ROBIN: So we've got a certain limited time on the planet. We're going to spend a third of it sleeping. We're going to spend another third of it commuting and showering and sitting at a desk and doing somebody else's bidding. That's not a lot of life. So you think I've got a third, I have a third of my waking hours are mine to do whatever I want. Who am I? It's like it then sends it into an existential question. Who am I? What do I care about? What do I want the impact of my actions to be? What do I want to learn? What do I want to understand? What do I want to feel, taste, touch? What do I want in what Mary Oliver calls my one wild and precious life.

NORTON: What we tend to find when we look at the data is that the biggest category of things that people spend on is stuff for themselves. Of course we need to pay rent or our mortgage. We need to have a car. We need to have food and clothes, but it seems as though people are spending an inordinate amount of their money on stuff for themselves. And the biggest problem from out standpoint as psychologists is the percent of money that you spend on stuff for yourself is completely uncorrelated with how happy you are with your life. It doesn't make you unhappy. It's not like if you buy a lot of stuff you're miserable which sometimes we think is the case. It's just the case that it's flat. No matter how much it seems you buy for yourself, nothing really seems to happen.

ROBIN: Once people start to pay attention to the flow of money and stuff in their lives in this way their consumption drops by about 20-25 percent naturally because that's the amount of unconsciousness that you have in your spending. So, when you become conscious that falls away and many people say they don't even know what they used to spend their money on. They just oh, surprise. I'm spending less. I don't know how that happened. I just paid attention. I just asked myself is this purchase of something making me happy.

NORTON: When you focus on other people you sort of reverse the arrow from me to you, it seems that on average when people give to others which can be giving to charity, it can be treating a friend to lunch. It can be buying people gifts. Those actions of giving rather than keeping seem to be associated with more happiness. But another opposite of stuff for yourself is to think about changing, you can still spend on yourself but change from stuff to something else. And lots of research over the last decade has shown that on average when people buy experiences it tends to pay off in more happiness than buying stuff for themselves. Often when we buy stuff for ourselves we end up by ourselves with our stuff. Think of yourself on your phone playing a videogame, whatever else it might be. You're often alone with your stuff. Whereas experiences yes, we do some experiences solo, but many, many experiences have built into them that they're social. If we go out to dinner or go see a movie or go on a hike, whatever else it might be, now we're with other people. It turns out that talking to other people makes us happy. Even casual interactions with other people make us happier than sitting by ourselves in a room.

Teaching children about money

BRUCE FEILER: Eighty percent of children, eight zero, get to college having never had a conversation with their parents about money. Where it comes from, how it's earned, how it's spent, what debt is.
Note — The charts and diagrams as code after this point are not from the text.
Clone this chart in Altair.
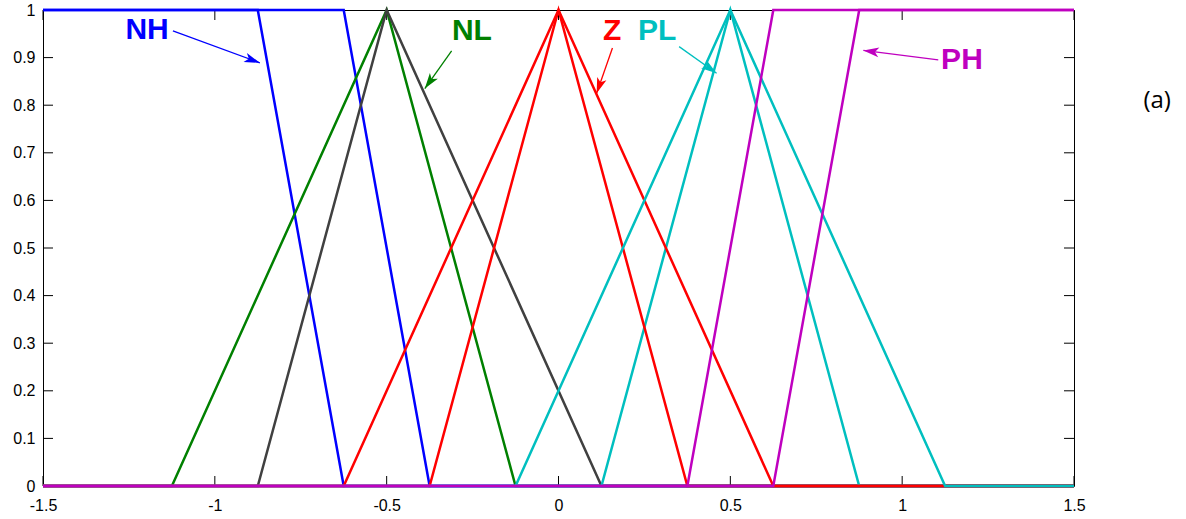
import math
import altair as alt
import pandas as pd

# ---- membership functions (breakpoints) ----
NH_LOWER_X = [-1.5, -0.875, -0.625, 1.5]
NH_LOWER_Y = [1, 1, 0, 0]
NH_UPPER_X = [-1.5, -0.625, -0.375, 1.5]
NH_UPPER_Y = [1, 1, 0, 0]
NL_GREEN_X = [-1.5, -1.125, -0.5, -0.125, 1.5]
NL_GREEN_Y = [0, 0, 1, 0, 0]
NL_GRAY_X = [-1.5, -0.875, -0.5, 0.125, 1.5]
NL_GRAY_Y = [0, 0, 1, 0, 0]
PL_NARROW_X = [-1.5, 0.125, 0.5, 0.875, 1.5]
PL_NARROW_Y = [0, 0, 1, 0, 0]
Z_WIDE_X = [-1.5, -0.625, 0.0, 0.625, 1.5]
Z_WIDE_Y = [0, 0, 1, 0, 0]
Z_NARROW_X = [-1.5, -0.375, 0.0, 0.375, 1.5]
Z_NARROW_Y = [0, 0, 1, 0, 0]
PL_WIDE_X = [-1.5, -0.125, 0.5, 1.125, 1.5]
PL_WIDE_Y = [0, 0, 1, 0, 0]
PH_UPPER_X = [-1.5, 0.375, 0.625, 1.5]
PH_UPPER_Y = [0, 0, 1, 1]
PH_LOWER_X = [-1.5, 0.625, 0.875, 1.5]
PH_LOWER_Y = [0, 0, 1, 1]

SERIES = [
    ("NH lower", NH_LOWER_X, NH_LOWER_Y, "#0000ff"),
    ("NH upper", NH_UPPER_X, NH_UPPER_Y, "#0000ff"),
    ("NL green", NL_GREEN_X, NL_GREEN_Y, "#008000"),
    ("NL gray", NL_GRAY_X, NL_GRAY_Y, "#404040"),
    ("PL narrow", PL_NARROW_X, PL_NARROW_Y, "#00bfbf"),
    ("Z wide", Z_WIDE_X, Z_WIDE_Y, "#ff0000"),
    ("Z narrow", Z_NARROW_X, Z_NARROW_Y, "#ff0000"),
    ("PL wide", PL_WIDE_X, PL_WIDE_Y, "#00bfbf"),
    ("PH upper", PH_UPPER_X, PH_UPPER_Y, "#bf00bf"),
    ("PH lower", PH_LOWER_X, PH_LOWER_Y, "#bf00bf"),
]

# ---- annotations ----
LABELS = ["NH", "NL", "Z", "PL", "PH"]
LABEL_X = [-1.197, -0.252, 0.156, 0.287, 1.174]
LABEL_Y = [0.958, 0.956, 0.956, 0.956, 0.895]
ARROW_X0 = [-1.122, -0.311, 0.157, 0.351, 1.105]
ARROW_Y0 = [0.956, 0.914, 0.920, 0.923, 0.895]
ARROW_X1 = [-0.869, -0.389, 0.111, 0.460, 0.887]
ARROW_Y1 = [0.889, 0.835, 0.825, 0.867, 0.915]
LABEL_COLORS = ["#0000ff", "#008000", "#ff0000", "#00bfbf", "#bf00bf"]

PANEL_LABEL = "(a)"
PANEL_X = [1.742]
PANEL_Y = [0.809]

X_TICKS = [-1.5, -1.0, -0.5, 0.0, 0.5, 1.0, 1.5]
Y_TICKS = [0, 0.1, 0.2, 0.3, 0.4, 0.5, 0.6, 0.7, 0.8, 0.9, 1]

W, H = 1031, 476

xs = alt.Scale(domain=[-1.5, 1.5], nice=False, zero=False)
ys = alt.Scale(domain=[0, 1], nice=False, zero=False)

X_AXIS = alt.Axis(values=X_TICKS, labelExpr="'' + datum.value", ticks=False, tickSize=0,
                  domain=False, grid=False, labelPadding=11, labelFlush=False, title=None)
Y_AXIS = alt.Axis(values=Y_TICKS, labelExpr="'' + datum.value", ticks=False, tickSize=0,
                  domain=False, grid=False, labelPadding=8, labelFlush=False, title=None)


def X(field):
    return alt.X(field, scale=xs, axis=X_AXIS)


def Y(field):
    return alt.Y(field, scale=ys, axis=Y_AXIS)


layers = []

# inward tick marks
xt = pd.DataFrame({"v": X_TICKS})
yt = pd.DataFrame({"v": Y_TICKS})
tick_style = dict(color="#000000", strokeWidth=1)
layers.append(alt.Chart(xt).mark_rule(**tick_style).encode(
    x=X("v:Q"), y=alt.value(H), y2=alt.value(H - 10)))
layers.append(alt.Chart(xt).mark_rule(**tick_style).encode(
    x=X("v:Q"), y=alt.value(0), y2=alt.value(10)))
layers.append(alt.Chart(yt).mark_rule(**tick_style).encode(
    y=Y("v:Q"), x=alt.value(0), x2=alt.value(10)))
layers.append(alt.Chart(yt).mark_rule(**tick_style).encode(
    y=Y("v:Q"), x=alt.value(W), x2=alt.value(W - 10)))

# membership function lines, in drawing order
for name, xv, yv, col in SERIES:
    df = pd.DataFrame({"x": xv, "y": yv, "i": list(range(len(xv)))})
    layers.append(alt.Chart(df).mark_line(color=col, strokeWidth=2.5).encode(
        x=X("x:Q"), y=Y("y:Q"), order="i:Q"))

# arrows
angles = []
for x0, y0, x1, y1 in zip(ARROW_X0, ARROW_Y0, ARROW_X1, ARROW_Y1):
    dxs = (x1 - x0) * W / 3.0
    dys = -(y1 - y0) * H
    angles.append(math.degrees(math.atan2(dxs, -dys)) % 360)

arr = pd.DataFrame({"x0": ARROW_X0, "y0": ARROW_Y0, "x1": ARROW_X1, "y1": ARROW_Y1,
                    "c": LABEL_COLORS, "a": angles})
layers.append(alt.Chart(arr).mark_rule(strokeWidth=1.3).encode(
    x=X("x0:Q"), y=Y("y0:Q"), x2="x1:Q", y2="y1:Q", color=alt.Color("c:N", scale=None)))
layers.append(alt.Chart(arr).mark_point(
    shape="M0,0L-0.5,1.6L0,1.2L0.5,1.6Z", filled=True, opacity=1, size=380, strokeWidth=0).encode(
    x=X("x1:Q"), y=Y("y1:Q"),
    color=alt.Color("c:N", scale=None), angle=alt.Angle("a:Q", scale=None)))

# labels
lab = pd.DataFrame({"t": LABELS, "x": LABEL_X, "y": LABEL_Y, "c": LABEL_COLORS})
layers.append(alt.Chart(lab).mark_text(
    font="Liberation Sans", fontWeight="bold", fontSize=30, align="center", baseline="middle").encode(
    x=X("x:Q"), y=Y("y:Q"), text="t:N", color=alt.Color("c:N", scale=None)))

pan = pd.DataFrame({"t": [PANEL_LABEL], "x": PANEL_X, "y": PANEL_Y})
layers.append(alt.Chart(pan).mark_text(
    font="Open Sans", fontSize=24, align="center", baseline="middle", color="#000000").encode(
    x=X("x:Q"), y=Y("y:Q"), text="t:N"))

chart = alt.layer(*layers).properties(
    width=W, height=H,
    padding={"left": 43, "top": 10, "right": 112, "bottom": 33},
    autosize=alt.AutoSizeParams(type="none"),
    background="#ffffff",
).configure_view(
    stroke="#000000", strokeWidth=1
).configure_axis(
    labelFont="Liberation Sans", labelFontSize=16, labelColor="#000000"
)

chart.save("out.html", embed_options={"renderer": "svg", "actions": False})
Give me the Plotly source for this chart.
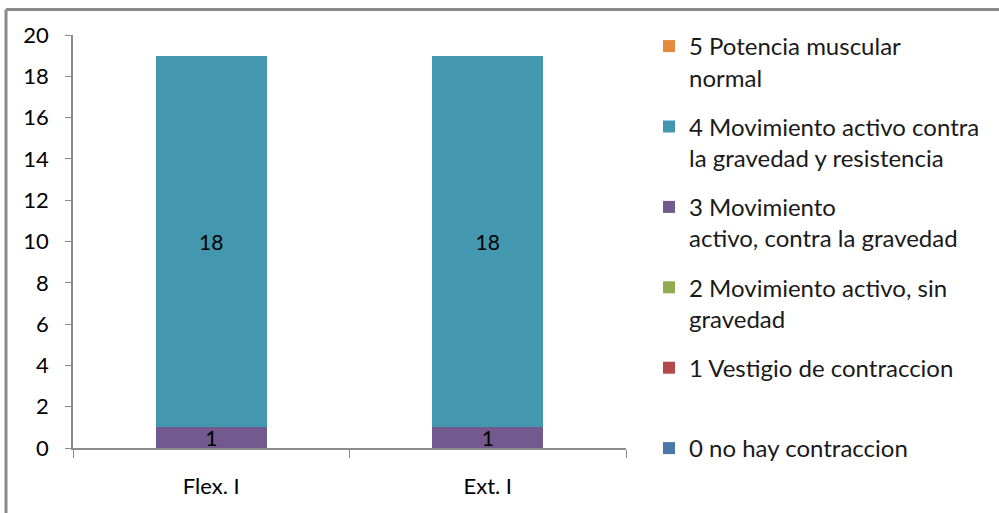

You can't just give your kids, launch them into their lives without giving them the tools. So I went to what I thought would be the smartest people to talk to about this – Warren Buffett's bankers. They advise the wealthiest families in the country and I thought they must know more. They can help my family. It turns out that these wealthy families are making even more mistakes and I walked away from this conversation with a number of takeaways. Takeaway number one – show them the money. It's incredibly important to talk to children about money at an age appropriate level, but you need to talk. Buffett's banker said to me, "I spoke to the richest woman in America and she said it's a burden if I tell my children how much money they have." And he said, "It's much more of a burden to burden them with ignorance than to burden them with the truth." Number two, actually try to limit the influence of money. After doing all this research in our home, we have chores, we have allowance. We do not overlap the two. Because if you do it turns out the kids will do the chores just for the money. You get an allowance as part of being a member of our family, but sorry, someone's got to put the dishes in the dishwasher, someone's got to make their bed. You're part of the team, you have to take care of yourself. And the last thing is let them make mistakes. Buffett's banker chided me when I told him we were kind of forcing our kids to put their money into different pots – spend, save, give away, et cetera. He said, "Let them decide for themselves." And I said, "But what if they make a mistake? What if they want to buy something and they've spent all their money on candy? What if they drive into a ditch?" And his answer was one of my favorite quotes in "The Secrets of Happy Families." He said, "It's much better to make a mistake with a six dollar allowance than a $60,000 a year salary or a $6 million inheritance." The point is when the kids are young, when the stakes are lower, let them make their own mistakes. Then you're there to pick them up. You don't want to get that call when they're 24 and suddenly they're in debt and they've made bad decisions and they're really in a hole.

The new road map

ROBIN: There's several ways to expand markets. One is you export and another is to educate your citizens to want more than they need. And then you've got an infinite way to, you've got an infinite market called the endless willingness of people to buy into the story of more is better and keep buying stuff. So that is the old roadmap. Growth is good, more is better, game over. The new roadmap says that there is something called enough and enough is not sort of like this oppressive ceiling that okay, I've got enough and I can't have anymore. No, enough is this sort of vibrant vital place. What we teach is an awareness about the flow of money and stuff in your life in light of your true happiness and your sense of purpose and values. And that you're enough point, having enough, is having everything you want and need to have a life you love and full self-expression with nothing in excess. It's not minimalism, it's not less is more because sometimes more is more. But it's that sweet spot. It's the Goldilocks point. And so enough for me is like one of the absolute fulcrums between the old roadmap for money and the new roadmap for money.